> **TASK DETAILS**
Return only the stretch of the material below that begins with the line containing "Reproduce this chart with Apache ECharts." and ends with the line containing "</script></body></html>", exactly; both of those lines belong to it.

> **DATA**
##############################

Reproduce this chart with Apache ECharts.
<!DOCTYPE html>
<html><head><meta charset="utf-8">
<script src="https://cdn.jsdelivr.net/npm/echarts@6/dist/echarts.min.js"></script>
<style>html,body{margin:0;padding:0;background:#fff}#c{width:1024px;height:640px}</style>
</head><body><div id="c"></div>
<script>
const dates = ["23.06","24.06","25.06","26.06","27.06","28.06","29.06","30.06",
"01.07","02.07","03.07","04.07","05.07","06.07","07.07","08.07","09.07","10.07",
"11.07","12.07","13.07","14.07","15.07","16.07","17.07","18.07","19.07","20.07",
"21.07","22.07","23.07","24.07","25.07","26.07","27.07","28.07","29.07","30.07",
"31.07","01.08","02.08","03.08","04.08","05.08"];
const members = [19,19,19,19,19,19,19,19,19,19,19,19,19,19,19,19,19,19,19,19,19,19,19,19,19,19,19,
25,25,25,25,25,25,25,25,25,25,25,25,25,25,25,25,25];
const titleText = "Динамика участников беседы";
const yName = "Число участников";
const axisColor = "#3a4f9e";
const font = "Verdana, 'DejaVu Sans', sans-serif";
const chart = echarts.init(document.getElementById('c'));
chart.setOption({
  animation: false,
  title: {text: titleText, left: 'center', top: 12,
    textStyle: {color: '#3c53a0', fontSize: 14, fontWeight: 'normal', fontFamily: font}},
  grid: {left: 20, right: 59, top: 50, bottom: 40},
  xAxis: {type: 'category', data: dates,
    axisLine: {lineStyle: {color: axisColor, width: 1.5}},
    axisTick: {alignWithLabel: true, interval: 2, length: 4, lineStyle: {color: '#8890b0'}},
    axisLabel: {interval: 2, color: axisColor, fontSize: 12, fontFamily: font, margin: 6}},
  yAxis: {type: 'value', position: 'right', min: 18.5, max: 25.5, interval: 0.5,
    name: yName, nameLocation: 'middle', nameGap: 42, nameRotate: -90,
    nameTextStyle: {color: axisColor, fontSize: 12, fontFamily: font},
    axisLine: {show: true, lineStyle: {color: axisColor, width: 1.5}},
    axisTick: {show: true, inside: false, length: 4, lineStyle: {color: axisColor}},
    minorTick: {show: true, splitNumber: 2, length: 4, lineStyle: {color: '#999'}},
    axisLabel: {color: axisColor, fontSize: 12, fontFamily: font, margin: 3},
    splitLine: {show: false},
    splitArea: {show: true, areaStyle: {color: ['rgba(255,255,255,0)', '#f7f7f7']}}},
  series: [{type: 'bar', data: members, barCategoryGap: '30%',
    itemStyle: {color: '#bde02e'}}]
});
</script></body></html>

##############################

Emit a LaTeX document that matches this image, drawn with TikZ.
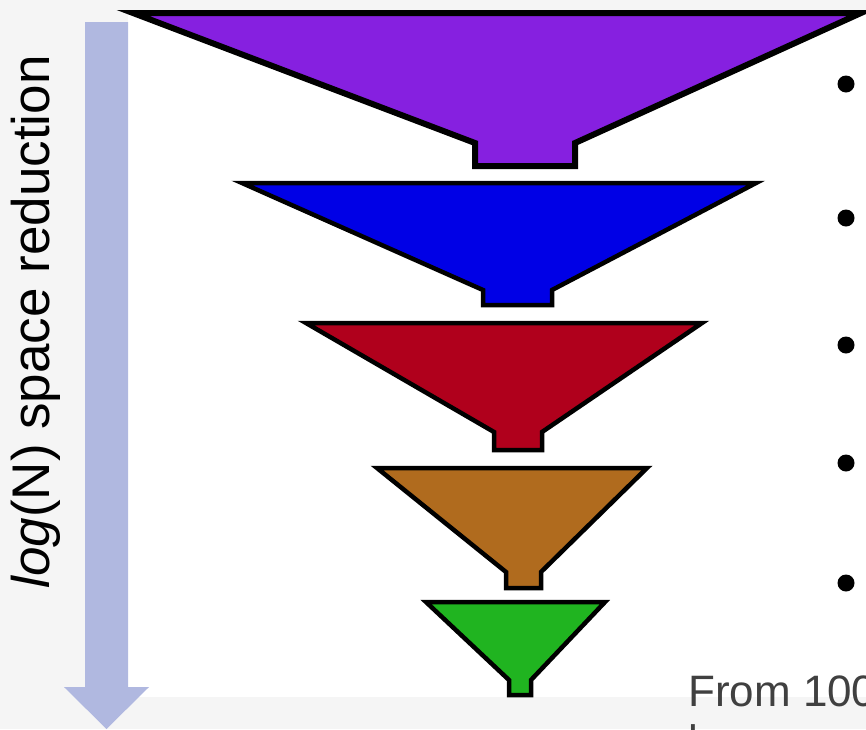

##############################

> **RESPONSE FOR THIS EXERCISE**
Reproduce this chart with Apache ECharts.
<!DOCTYPE html>
<html><head><meta charset="utf-8">
<script src="https://cdn.jsdelivr.net/npm/echarts@6/dist/echarts.min.js"></script>
<style>html,body{margin:0;padding:0;background:#fff}#c{width:1024px;height:640px}</style>
</head><body><div id="c"></div>
<script>
const dates = ["23.06","24.06","25.06","26.06","27.06","28.06","29.06","30.06",
"01.07","02.07","03.07","04.07","05.07","06.07","07.07","08.07","09.07","10.07",
"11.07","12.07","13.07","14.07","15.07","16.07","17.07","18.07","19.07","20.07",
"21.07","22.07","23.07","24.07","25.07","26.07","27.07","28.07","29.07","30.07",
"31.07","01.08","02.08","03.08","04.08","05.08"];
const members = [19,19,19,19,19,19,19,19,19,19,19,19,19,19,19,19,19,19,19,19,19,19,19,19,19,19,19,
25,25,25,25,25,25,25,25,25,25,25,25,25,25,25,25,25];
const titleText = "Динамика участников беседы";
const yName = "Число участников";
const axisColor = "#3a4f9e";
const font = "Verdana, 'DejaVu Sans', sans-serif";
const chart = echarts.init(document.getElementById('c'));
chart.setOption({
  animation: false,
  title: {text: titleText, left: 'center', top: 12,
    textStyle: {color: '#3c53a0', fontSize: 14, fontWeight: 'normal', fontFamily: font}},
  grid: {left: 20, right: 59, top: 50, bottom: 40},
  xAxis: {type: 'category', data: dates,
    axisLine: {lineStyle: {color: axisColor, width: 1.5}},
    axisTick: {alignWithLabel: true, interval: 2, length: 4, lineStyle: {color: '#8890b0'}},
    axisLabel: {interval: 2, color: axisColor, fontSize: 12, fontFamily: font, margin: 6}},
  yAxis: {type: 'value', position: 'right', min: 18.5, max: 25.5, interval: 0.5,
    name: yName, nameLocation: 'middle', nameGap: 42, nameRotate: -90,
    nameTextStyle: {color: axisColor, fontSize: 12, fontFamily: font},
    axisLine: {show: true, lineStyle: {color: axisColor, width: 1.5}},
    axisTick: {show: true, inside: false, length: 4, lineStyle: {color: axisColor}},
    minorTick: {show: true, splitNumber: 2, length: 4, lineStyle: {color: '#999'}},
    axisLabel: {color: axisColor, fontSize: 12, fontFamily: font, margin: 3},
    splitLine: {show: false},
    splitArea: {show: true, areaStyle: {color: ['rgba(255,255,255,0)', '#f7f7f7']}}},
  series: [{type: 'bar', data: members, barCategoryGap: '30%',
    itemStyle: {color: '#bde02e'}}]
});
</script></body></html>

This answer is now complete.